## BEGIN Dataset content
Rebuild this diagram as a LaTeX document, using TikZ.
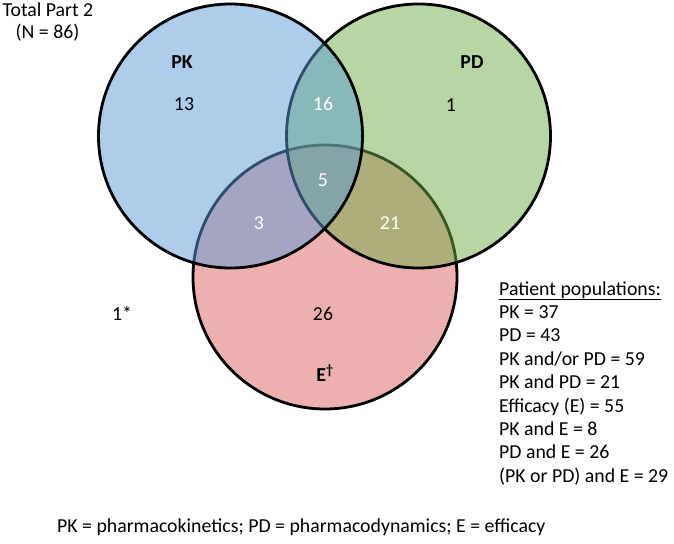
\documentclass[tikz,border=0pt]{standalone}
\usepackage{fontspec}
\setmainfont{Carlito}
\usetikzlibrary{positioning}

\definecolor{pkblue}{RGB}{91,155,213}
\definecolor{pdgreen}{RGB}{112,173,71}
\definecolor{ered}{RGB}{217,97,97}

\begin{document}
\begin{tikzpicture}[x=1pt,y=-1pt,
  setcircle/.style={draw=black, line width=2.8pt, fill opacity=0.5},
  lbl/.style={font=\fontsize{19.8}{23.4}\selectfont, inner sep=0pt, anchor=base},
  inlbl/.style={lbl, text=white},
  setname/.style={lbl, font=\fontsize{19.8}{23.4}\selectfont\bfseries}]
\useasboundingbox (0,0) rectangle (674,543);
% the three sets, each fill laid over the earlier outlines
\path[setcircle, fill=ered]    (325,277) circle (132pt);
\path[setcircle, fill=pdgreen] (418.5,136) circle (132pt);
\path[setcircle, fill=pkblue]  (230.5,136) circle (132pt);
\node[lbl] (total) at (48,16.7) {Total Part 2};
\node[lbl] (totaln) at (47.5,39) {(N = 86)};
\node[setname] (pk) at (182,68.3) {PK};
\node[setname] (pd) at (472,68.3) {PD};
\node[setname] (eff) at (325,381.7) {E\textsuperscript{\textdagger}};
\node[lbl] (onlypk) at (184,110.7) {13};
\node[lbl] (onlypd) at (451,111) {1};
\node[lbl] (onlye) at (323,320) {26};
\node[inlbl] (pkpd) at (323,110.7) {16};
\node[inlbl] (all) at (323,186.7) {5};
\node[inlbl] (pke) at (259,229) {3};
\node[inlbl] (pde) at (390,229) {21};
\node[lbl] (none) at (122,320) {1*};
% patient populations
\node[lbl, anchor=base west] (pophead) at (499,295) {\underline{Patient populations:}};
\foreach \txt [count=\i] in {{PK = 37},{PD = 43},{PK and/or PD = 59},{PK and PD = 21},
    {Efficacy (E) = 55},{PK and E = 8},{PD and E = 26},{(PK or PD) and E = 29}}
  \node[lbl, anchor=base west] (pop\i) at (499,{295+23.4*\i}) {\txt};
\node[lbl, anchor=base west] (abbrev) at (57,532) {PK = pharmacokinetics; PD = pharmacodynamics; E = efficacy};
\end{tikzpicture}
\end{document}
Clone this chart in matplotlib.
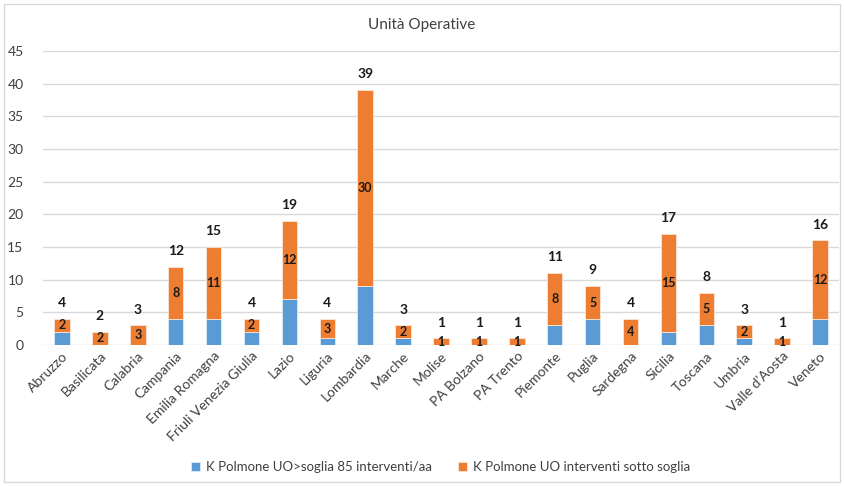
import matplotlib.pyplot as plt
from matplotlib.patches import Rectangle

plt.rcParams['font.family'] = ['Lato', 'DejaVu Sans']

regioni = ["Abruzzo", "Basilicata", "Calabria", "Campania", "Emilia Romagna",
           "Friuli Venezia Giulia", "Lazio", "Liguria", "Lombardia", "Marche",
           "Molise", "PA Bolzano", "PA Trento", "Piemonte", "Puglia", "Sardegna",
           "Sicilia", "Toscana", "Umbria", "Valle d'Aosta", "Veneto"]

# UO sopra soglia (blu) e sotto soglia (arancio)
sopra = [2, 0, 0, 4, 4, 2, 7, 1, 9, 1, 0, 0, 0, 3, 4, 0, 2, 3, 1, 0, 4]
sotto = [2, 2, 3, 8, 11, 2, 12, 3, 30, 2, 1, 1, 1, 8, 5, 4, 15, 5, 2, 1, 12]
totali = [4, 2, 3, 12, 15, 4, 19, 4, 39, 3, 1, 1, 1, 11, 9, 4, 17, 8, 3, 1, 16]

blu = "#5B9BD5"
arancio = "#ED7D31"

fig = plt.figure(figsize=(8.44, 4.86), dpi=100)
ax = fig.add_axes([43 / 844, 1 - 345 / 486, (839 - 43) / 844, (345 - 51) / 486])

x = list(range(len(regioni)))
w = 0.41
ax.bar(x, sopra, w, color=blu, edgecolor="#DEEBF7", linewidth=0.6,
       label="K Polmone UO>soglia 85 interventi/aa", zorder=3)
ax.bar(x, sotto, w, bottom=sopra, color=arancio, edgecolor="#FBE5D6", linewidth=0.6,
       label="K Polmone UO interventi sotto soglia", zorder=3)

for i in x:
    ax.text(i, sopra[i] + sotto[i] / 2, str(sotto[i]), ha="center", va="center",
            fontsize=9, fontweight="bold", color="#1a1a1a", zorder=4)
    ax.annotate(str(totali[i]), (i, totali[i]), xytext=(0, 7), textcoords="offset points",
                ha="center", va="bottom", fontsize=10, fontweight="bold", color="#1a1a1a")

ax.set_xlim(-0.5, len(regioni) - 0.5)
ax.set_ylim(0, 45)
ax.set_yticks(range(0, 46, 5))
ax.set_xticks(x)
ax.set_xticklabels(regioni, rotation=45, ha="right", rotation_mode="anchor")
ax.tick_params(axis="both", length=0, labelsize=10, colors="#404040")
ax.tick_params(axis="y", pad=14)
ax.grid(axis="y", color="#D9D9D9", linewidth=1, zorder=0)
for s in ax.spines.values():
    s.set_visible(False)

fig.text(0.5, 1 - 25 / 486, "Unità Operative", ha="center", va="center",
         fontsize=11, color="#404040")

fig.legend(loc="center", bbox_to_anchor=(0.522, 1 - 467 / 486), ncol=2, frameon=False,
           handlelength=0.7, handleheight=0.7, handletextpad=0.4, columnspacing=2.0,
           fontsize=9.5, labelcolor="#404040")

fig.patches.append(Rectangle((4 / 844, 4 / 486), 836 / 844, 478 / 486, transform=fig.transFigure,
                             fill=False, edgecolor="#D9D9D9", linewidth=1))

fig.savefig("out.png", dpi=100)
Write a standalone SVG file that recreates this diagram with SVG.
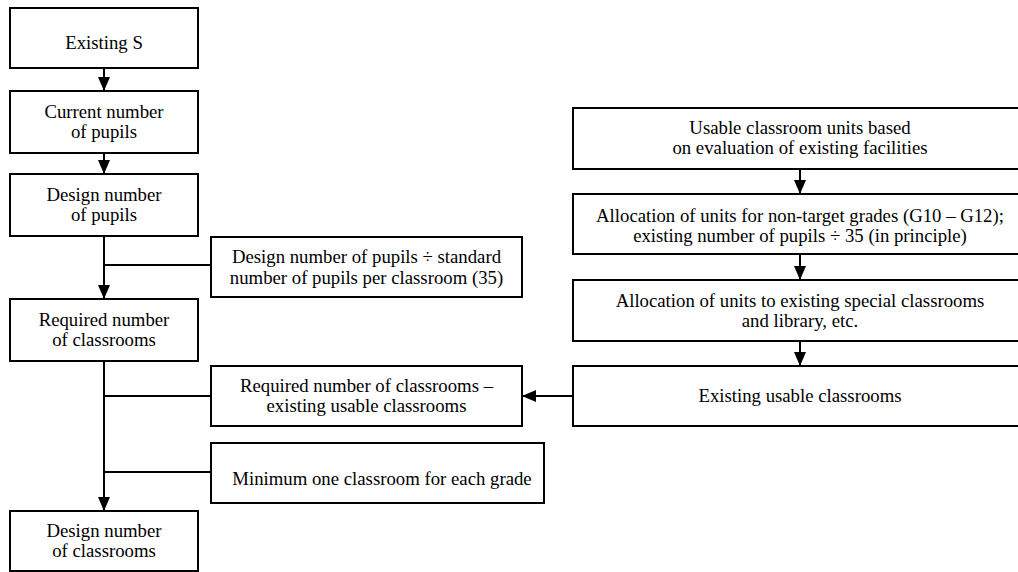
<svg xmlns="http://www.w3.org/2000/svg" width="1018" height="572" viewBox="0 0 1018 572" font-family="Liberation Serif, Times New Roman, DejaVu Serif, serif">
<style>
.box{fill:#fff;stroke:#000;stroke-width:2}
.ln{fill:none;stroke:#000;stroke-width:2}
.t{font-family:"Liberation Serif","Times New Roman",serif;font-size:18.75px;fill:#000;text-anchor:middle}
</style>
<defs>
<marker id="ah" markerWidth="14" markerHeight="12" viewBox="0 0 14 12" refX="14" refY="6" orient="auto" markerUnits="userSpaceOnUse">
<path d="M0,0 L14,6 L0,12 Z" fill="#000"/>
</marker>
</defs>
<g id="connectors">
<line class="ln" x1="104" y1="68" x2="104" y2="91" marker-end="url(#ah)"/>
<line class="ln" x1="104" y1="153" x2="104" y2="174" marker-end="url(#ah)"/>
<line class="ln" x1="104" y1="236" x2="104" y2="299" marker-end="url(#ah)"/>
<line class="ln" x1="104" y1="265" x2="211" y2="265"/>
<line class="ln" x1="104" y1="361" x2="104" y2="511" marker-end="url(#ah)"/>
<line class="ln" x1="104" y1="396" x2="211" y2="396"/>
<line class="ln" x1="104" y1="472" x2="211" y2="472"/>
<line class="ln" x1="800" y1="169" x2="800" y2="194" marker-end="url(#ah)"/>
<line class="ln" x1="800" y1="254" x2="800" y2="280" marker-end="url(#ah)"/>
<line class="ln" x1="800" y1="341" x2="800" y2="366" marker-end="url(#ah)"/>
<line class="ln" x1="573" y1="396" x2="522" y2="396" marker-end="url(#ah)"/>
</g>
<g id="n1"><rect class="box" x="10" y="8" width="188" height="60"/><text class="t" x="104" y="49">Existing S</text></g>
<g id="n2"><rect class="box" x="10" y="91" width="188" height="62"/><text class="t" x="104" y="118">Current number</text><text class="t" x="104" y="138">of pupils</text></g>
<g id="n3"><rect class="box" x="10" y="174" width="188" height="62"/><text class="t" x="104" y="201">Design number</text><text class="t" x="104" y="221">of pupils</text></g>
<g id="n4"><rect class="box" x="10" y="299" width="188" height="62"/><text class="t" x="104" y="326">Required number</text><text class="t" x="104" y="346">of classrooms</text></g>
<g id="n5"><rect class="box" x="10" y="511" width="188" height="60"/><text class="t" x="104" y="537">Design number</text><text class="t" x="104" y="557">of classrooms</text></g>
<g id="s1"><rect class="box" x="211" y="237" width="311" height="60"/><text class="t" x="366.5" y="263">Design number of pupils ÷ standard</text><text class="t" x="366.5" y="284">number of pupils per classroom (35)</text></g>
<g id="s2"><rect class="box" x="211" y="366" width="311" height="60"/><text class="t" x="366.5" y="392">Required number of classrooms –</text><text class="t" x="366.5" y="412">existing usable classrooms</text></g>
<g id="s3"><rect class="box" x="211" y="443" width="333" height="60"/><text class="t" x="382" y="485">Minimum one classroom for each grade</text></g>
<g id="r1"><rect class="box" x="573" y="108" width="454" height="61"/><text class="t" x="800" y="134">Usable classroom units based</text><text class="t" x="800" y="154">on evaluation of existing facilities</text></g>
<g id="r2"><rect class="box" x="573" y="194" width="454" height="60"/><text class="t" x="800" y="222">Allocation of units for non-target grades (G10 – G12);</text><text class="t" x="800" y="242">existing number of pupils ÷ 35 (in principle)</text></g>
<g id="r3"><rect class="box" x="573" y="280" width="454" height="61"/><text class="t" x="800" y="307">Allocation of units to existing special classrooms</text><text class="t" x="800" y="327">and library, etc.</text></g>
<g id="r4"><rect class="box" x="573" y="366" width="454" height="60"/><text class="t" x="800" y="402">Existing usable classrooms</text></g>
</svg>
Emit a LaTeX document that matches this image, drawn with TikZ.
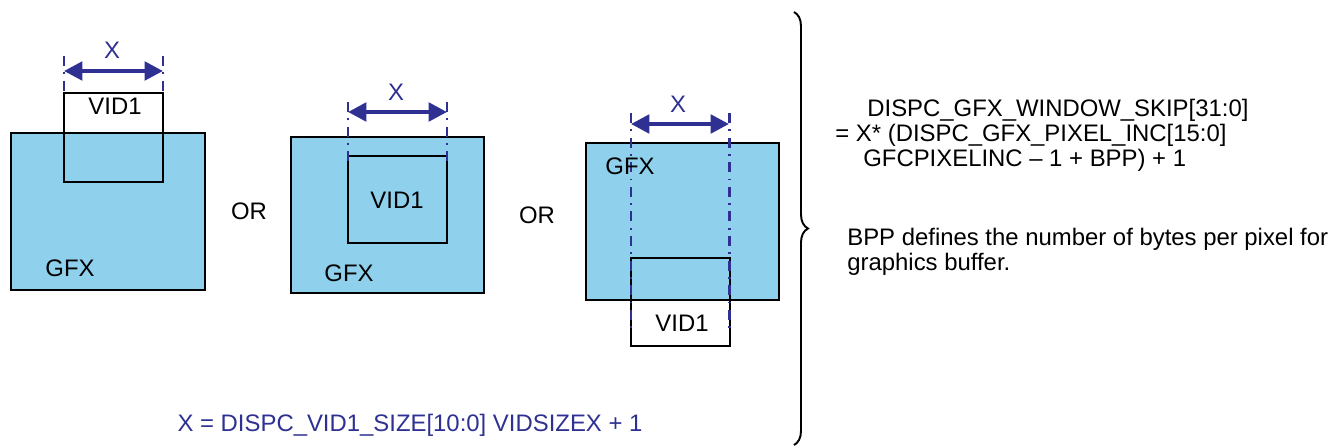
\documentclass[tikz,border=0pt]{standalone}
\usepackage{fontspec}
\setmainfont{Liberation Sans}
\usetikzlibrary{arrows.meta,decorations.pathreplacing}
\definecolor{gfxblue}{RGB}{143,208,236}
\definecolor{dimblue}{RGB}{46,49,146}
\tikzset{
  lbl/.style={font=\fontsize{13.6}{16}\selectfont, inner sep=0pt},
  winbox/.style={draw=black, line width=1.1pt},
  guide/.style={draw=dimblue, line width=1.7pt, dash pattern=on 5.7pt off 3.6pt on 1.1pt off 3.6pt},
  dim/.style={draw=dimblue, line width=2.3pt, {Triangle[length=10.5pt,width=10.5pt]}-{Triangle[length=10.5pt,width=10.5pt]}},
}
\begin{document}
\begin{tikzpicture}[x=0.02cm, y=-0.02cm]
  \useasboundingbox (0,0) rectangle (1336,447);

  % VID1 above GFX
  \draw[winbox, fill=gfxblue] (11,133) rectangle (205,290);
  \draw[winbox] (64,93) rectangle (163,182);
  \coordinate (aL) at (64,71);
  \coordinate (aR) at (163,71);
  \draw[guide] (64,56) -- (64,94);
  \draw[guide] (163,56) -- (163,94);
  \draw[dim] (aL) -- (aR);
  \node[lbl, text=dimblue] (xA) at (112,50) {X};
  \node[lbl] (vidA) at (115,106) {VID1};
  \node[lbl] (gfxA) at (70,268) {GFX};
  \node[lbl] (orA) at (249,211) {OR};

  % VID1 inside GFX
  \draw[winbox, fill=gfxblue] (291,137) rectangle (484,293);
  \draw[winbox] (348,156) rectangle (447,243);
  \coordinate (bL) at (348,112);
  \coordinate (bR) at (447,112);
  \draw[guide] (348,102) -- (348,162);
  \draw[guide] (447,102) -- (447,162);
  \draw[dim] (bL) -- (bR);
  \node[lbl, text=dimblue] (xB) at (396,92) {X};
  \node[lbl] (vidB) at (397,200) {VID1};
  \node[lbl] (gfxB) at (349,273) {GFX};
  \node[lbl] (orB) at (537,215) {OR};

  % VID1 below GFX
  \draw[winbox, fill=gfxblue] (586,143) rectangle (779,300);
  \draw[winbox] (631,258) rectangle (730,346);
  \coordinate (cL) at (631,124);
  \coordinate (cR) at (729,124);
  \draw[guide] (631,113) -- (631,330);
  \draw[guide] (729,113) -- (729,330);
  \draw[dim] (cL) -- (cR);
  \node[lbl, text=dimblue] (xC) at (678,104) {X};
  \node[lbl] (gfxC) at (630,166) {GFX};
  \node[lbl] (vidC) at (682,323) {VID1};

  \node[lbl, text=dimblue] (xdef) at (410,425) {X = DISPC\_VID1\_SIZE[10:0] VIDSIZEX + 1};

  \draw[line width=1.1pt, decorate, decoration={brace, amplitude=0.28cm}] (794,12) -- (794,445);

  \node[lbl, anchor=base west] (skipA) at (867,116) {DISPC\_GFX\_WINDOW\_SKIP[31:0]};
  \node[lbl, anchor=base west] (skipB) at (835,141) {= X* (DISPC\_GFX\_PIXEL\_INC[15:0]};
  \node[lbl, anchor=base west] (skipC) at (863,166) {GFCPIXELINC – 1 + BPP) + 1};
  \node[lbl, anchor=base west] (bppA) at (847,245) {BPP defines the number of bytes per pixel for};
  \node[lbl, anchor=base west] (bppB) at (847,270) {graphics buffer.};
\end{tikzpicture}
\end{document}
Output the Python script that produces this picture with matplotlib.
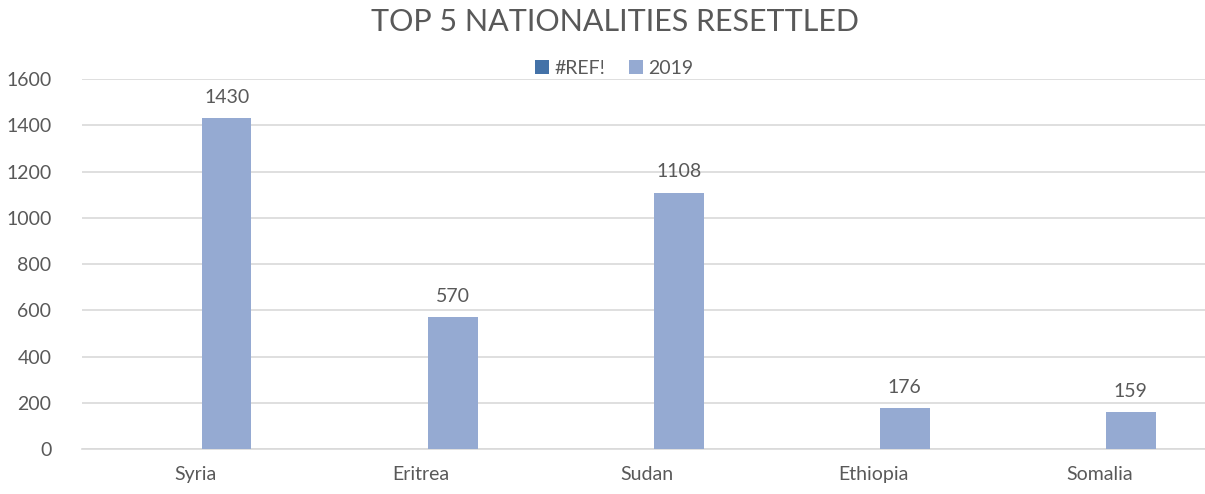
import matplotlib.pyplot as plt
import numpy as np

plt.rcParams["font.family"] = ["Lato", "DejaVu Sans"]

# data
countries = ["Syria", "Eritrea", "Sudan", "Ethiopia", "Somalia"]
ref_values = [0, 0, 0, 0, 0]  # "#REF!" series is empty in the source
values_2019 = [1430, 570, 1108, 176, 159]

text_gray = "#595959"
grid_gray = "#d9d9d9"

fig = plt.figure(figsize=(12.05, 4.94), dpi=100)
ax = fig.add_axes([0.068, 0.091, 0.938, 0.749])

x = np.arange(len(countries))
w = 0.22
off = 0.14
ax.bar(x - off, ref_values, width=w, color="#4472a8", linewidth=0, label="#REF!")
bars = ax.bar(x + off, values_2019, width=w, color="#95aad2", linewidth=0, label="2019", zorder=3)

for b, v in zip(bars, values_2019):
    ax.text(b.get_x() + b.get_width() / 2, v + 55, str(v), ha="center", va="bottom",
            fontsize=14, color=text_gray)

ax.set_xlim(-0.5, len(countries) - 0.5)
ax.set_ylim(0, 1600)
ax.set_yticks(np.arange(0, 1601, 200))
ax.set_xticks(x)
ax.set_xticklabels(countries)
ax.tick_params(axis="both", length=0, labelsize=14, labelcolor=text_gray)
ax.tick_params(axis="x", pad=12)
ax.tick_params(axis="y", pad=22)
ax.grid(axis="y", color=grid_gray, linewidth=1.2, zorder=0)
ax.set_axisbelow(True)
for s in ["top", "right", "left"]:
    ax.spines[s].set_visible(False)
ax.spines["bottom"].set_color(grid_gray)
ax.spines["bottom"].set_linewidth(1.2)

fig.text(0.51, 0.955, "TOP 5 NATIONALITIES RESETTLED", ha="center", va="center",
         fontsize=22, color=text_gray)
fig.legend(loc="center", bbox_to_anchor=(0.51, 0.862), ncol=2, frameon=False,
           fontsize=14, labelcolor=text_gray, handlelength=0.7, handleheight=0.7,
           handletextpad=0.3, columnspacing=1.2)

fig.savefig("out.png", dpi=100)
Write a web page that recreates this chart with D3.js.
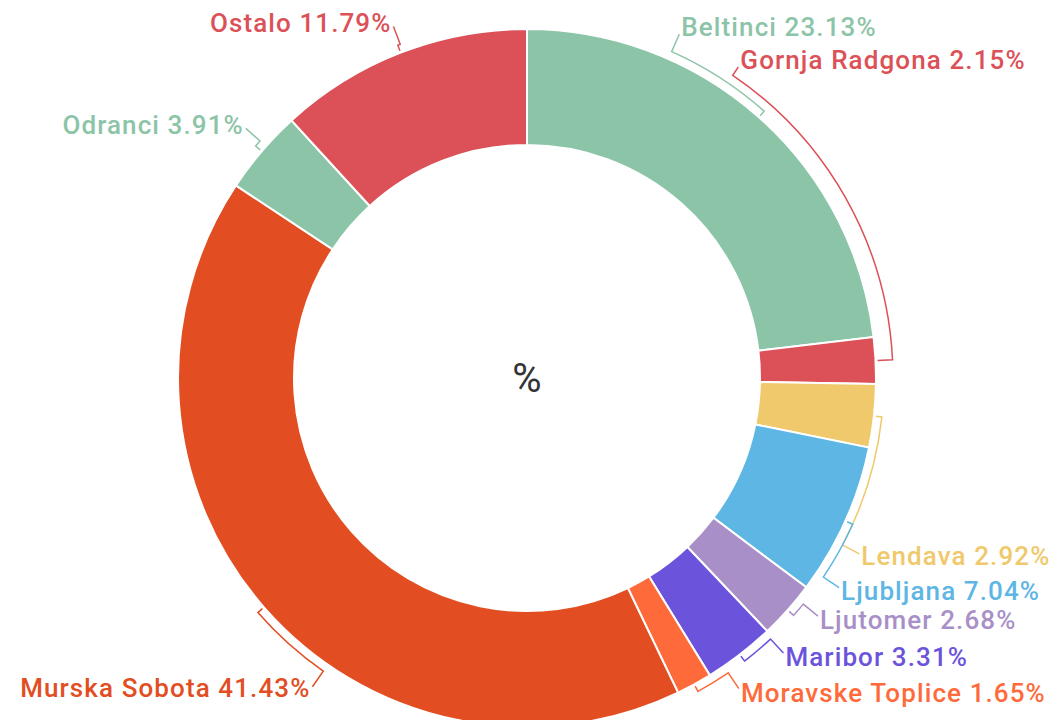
## END Dataset content
Task requirements:
Tally up the lines holding the string "chart" in this listing, and report the total alone.

Correct output:
2